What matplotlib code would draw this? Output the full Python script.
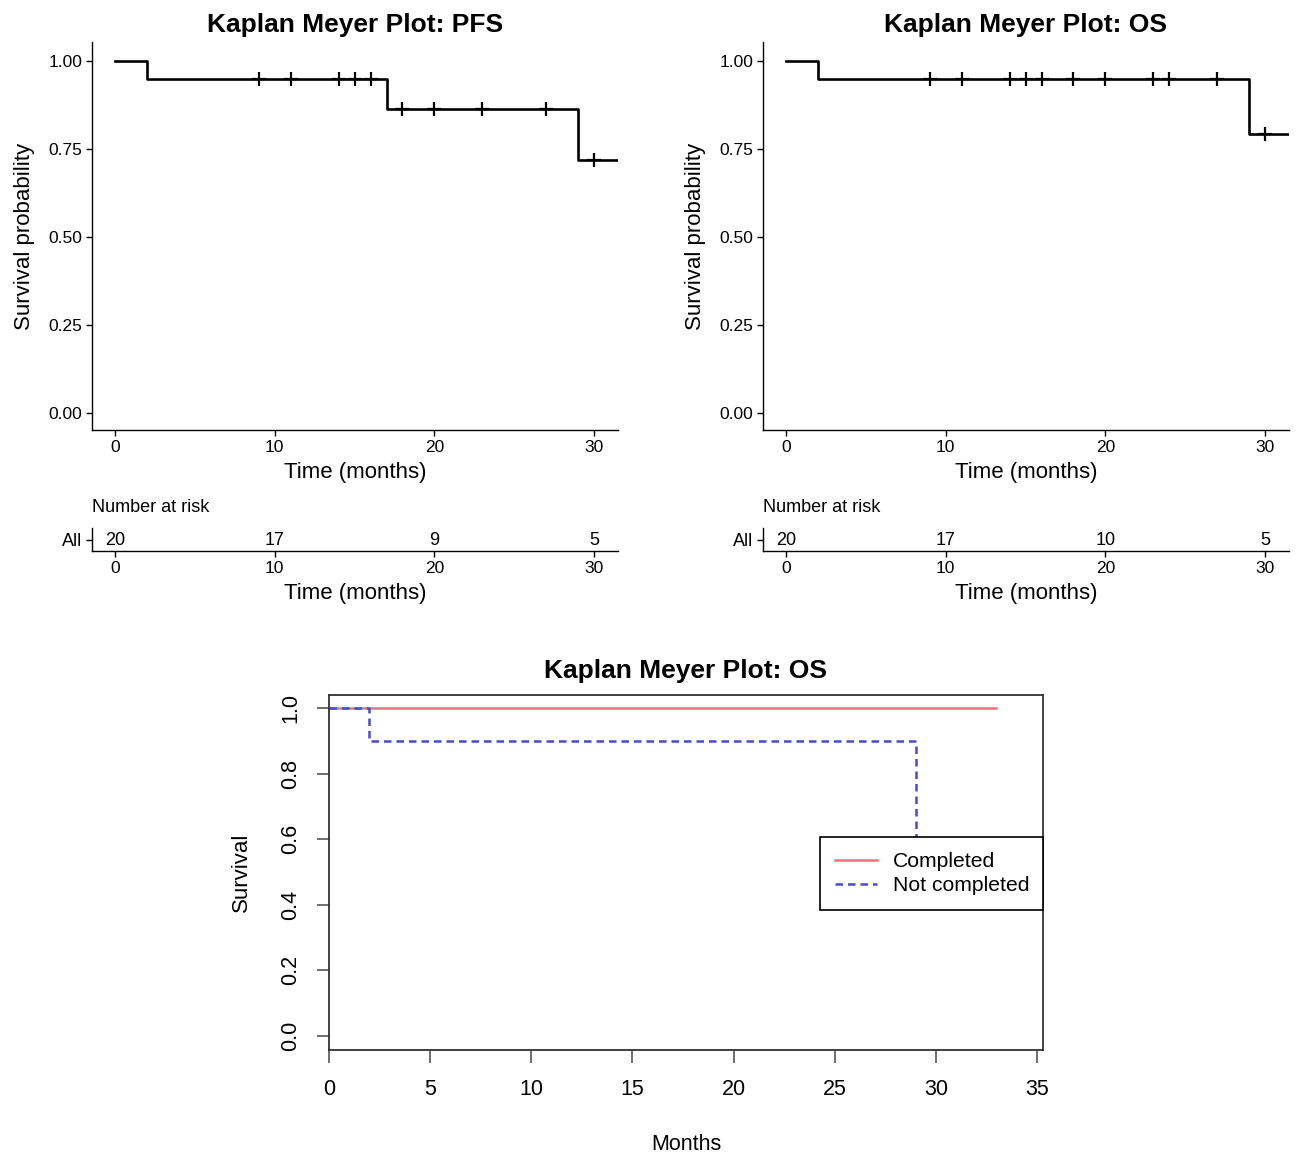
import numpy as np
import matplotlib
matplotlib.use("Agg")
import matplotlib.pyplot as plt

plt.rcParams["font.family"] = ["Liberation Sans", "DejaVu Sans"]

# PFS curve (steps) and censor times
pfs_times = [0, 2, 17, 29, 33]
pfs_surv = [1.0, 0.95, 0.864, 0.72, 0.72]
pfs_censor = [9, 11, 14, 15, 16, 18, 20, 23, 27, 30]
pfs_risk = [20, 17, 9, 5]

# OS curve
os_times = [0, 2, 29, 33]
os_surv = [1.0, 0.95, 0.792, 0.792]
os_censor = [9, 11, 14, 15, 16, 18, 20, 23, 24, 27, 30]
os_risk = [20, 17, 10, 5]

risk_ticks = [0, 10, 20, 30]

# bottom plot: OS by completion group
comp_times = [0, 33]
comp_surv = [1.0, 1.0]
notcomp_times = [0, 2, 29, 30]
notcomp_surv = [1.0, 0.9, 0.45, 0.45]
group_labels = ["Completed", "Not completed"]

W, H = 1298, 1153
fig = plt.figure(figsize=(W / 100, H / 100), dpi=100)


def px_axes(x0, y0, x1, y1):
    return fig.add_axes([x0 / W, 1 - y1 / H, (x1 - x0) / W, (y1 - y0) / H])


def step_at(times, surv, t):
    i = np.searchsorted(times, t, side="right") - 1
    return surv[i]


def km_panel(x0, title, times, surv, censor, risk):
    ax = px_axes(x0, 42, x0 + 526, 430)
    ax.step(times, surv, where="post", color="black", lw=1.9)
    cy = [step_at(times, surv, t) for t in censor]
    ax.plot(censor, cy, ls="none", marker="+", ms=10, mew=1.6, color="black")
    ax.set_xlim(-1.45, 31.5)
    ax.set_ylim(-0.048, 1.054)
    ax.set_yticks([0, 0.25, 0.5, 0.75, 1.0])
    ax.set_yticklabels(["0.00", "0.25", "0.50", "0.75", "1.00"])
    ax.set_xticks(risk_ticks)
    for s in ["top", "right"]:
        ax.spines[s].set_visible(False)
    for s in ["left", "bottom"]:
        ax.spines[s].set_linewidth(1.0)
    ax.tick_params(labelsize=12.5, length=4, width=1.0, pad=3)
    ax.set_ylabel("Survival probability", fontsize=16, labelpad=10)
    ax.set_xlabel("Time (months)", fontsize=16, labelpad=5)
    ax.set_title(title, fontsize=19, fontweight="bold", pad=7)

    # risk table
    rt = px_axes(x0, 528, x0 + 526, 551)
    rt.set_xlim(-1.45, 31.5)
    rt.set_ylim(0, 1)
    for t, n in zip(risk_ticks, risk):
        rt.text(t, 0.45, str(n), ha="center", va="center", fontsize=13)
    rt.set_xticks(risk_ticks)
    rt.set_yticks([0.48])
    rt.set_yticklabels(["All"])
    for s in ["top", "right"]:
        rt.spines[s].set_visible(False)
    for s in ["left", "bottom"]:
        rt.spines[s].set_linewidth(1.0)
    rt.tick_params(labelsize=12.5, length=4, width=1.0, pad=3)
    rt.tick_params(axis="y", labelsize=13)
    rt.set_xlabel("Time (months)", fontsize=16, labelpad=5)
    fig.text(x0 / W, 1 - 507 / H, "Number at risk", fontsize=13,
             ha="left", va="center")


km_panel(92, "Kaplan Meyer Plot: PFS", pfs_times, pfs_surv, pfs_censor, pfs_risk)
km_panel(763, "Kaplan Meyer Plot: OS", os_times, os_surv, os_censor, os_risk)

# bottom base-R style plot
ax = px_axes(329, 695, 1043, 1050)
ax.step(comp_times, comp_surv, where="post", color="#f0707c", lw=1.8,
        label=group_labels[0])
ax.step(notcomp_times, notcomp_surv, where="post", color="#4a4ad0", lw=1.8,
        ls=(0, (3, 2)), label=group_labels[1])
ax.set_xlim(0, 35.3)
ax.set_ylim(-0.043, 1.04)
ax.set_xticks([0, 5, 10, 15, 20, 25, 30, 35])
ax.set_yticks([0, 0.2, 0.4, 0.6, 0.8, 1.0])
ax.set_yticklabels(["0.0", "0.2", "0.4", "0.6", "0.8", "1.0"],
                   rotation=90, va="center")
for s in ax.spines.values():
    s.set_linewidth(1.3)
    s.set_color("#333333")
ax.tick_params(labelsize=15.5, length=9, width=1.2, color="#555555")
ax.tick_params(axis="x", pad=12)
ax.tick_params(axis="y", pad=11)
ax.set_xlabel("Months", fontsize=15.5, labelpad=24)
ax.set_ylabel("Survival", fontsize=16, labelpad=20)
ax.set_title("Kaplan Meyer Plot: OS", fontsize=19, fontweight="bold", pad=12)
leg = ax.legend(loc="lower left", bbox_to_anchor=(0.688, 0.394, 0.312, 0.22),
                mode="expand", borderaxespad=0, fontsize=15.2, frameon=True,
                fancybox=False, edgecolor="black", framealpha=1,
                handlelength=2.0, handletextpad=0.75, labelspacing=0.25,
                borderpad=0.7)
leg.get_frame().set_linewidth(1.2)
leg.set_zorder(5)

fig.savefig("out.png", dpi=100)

▶ **Given task**:
Retype the whole listing exactly and leave the pictures out.

▶ **Response to the task**:
What matplotlib code would draw this? Output the full Python script.
import numpy as np
import matplotlib
matplotlib.use("Agg")
import matplotlib.pyplot as plt

plt.rcParams["font.family"] = ["Liberation Sans", "DejaVu Sans"]

# PFS curve (steps) and censor times
pfs_times = [0, 2, 17, 29, 33]
pfs_surv = [1.0, 0.95, 0.864, 0.72, 0.72]
pfs_censor = [9, 11, 14, 15, 16, 18, 20, 23, 27, 30]
pfs_risk = [20, 17, 9, 5]

# OS curve
os_times = [0, 2, 29, 33]
os_surv = [1.0, 0.95, 0.792, 0.792]
os_censor = [9, 11, 14, 15, 16, 18, 20, 23, 24, 27, 30]
os_risk = [20, 17, 10, 5]

risk_ticks = [0, 10, 20, 30]

# bottom plot: OS by completion group
comp_times = [0, 33]
comp_surv = [1.0, 1.0]
notcomp_times = [0, 2, 29, 30]
notcomp_surv = [1.0, 0.9, 0.45, 0.45]
group_labels = ["Completed", "Not completed"]

W, H = 1298, 1153
fig = plt.figure(figsize=(W / 100, H / 100), dpi=100)


def px_axes(x0, y0, x1, y1):
    return fig.add_axes([x0 / W, 1 - y1 / H, (x1 - x0) / W, (y1 - y0) / H])


def step_at(times, surv, t):
    i = np.searchsorted(times, t, side="right") - 1
    return surv[i]


def km_panel(x0, title, times, surv, censor, risk):
    ax = px_axes(x0, 42, x0 + 526, 430)
    ax.step(times, surv, where="post", color="black", lw=1.9)
    cy = [step_at(times, surv, t) for t in censor]
    ax.plot(censor, cy, ls="none", marker="+", ms=10, mew=1.6, color="black")
    ax.set_xlim(-1.45, 31.5)
    ax.set_ylim(-0.048, 1.054)
    ax.set_yticks([0, 0.25, 0.5, 0.75, 1.0])
    ax.set_yticklabels(["0.00", "0.25", "0.50", "0.75", "1.00"])
    ax.set_xticks(risk_ticks)
    for s in ["top", "right"]:
        ax.spines[s].set_visible(False)
    for s in ["left", "bottom"]:
        ax.spines[s].set_linewidth(1.0)
    ax.tick_params(labelsize=12.5, length=4, width=1.0, pad=3)
    ax.set_ylabel("Survival probability", fontsize=16, labelpad=10)
    ax.set_xlabel("Time (months)", fontsize=16, labelpad=5)
    ax.set_title(title, fontsize=19, fontweight="bold", pad=7)

    # risk table
    rt = px_axes(x0, 528, x0 + 526, 551)
    rt.set_xlim(-1.45, 31.5)
    rt.set_ylim(0, 1)
    for t, n in zip(risk_ticks, risk):
        rt.text(t, 0.45, str(n), ha="center", va="center", fontsize=13)
    rt.set_xticks(risk_ticks)
    rt.set_yticks([0.48])
    rt.set_yticklabels(["All"])
    for s in ["top", "right"]:
        rt.spines[s].set_visible(False)
    for s in ["left", "bottom"]:
        rt.spines[s].set_linewidth(1.0)
    rt.tick_params(labelsize=12.5, length=4, width=1.0, pad=3)
    rt.tick_params(axis="y", labelsize=13)
    rt.set_xlabel("Time (months)", fontsize=16, labelpad=5)
    fig.text(x0 / W, 1 - 507 / H, "Number at risk", fontsize=13,
             ha="left", va="center")


km_panel(92, "Kaplan Meyer Plot: PFS", pfs_times, pfs_surv, pfs_censor, pfs_risk)
km_panel(763, "Kaplan Meyer Plot: OS", os_times, os_surv, os_censor, os_risk)

# bottom base-R style plot
ax = px_axes(329, 695, 1043, 1050)
ax.step(comp_times, comp_surv, where="post", color="#f0707c", lw=1.8,
        label=group_labels[0])
ax.step(notcomp_times, notcomp_surv, where="post", color="#4a4ad0", lw=1.8,
        ls=(0, (3, 2)), label=group_labels[1])
ax.set_xlim(0, 35.3)
ax.set_ylim(-0.043, 1.04)
ax.set_xticks([0, 5, 10, 15, 20, 25, 30, 35])
ax.set_yticks([0, 0.2, 0.4, 0.6, 0.8, 1.0])
ax.set_yticklabels(["0.0", "0.2", "0.4", "0.6", "0.8", "1.0"],
                   rotation=90, va="center")
for s in ax.spines.values():
    s.set_linewidth(1.3)
    s.set_color("#333333")
ax.tick_params(labelsize=15.5, length=9, width=1.2, color="#555555")
ax.tick_params(axis="x", pad=12)
ax.tick_params(axis="y", pad=11)
ax.set_xlabel("Months", fontsize=15.5, labelpad=24)
ax.set_ylabel("Survival", fontsize=16, labelpad=20)
ax.set_title("Kaplan Meyer Plot: OS", fontsize=19, fontweight="bold", pad=12)
leg = ax.legend(loc="lower left", bbox_to_anchor=(0.688, 0.394, 0.312, 0.22),
                mode="expand", borderaxespad=0, fontsize=15.2, frameon=True,
                fancybox=False, edgecolor="black", framealpha=1,
                handlelength=2.0, handletextpad=0.75, labelspacing=0.25,
                borderpad=0.7)
leg.get_frame().set_linewidth(1.2)
leg.set_zorder(5)

fig.savefig("out.png", dpi=100)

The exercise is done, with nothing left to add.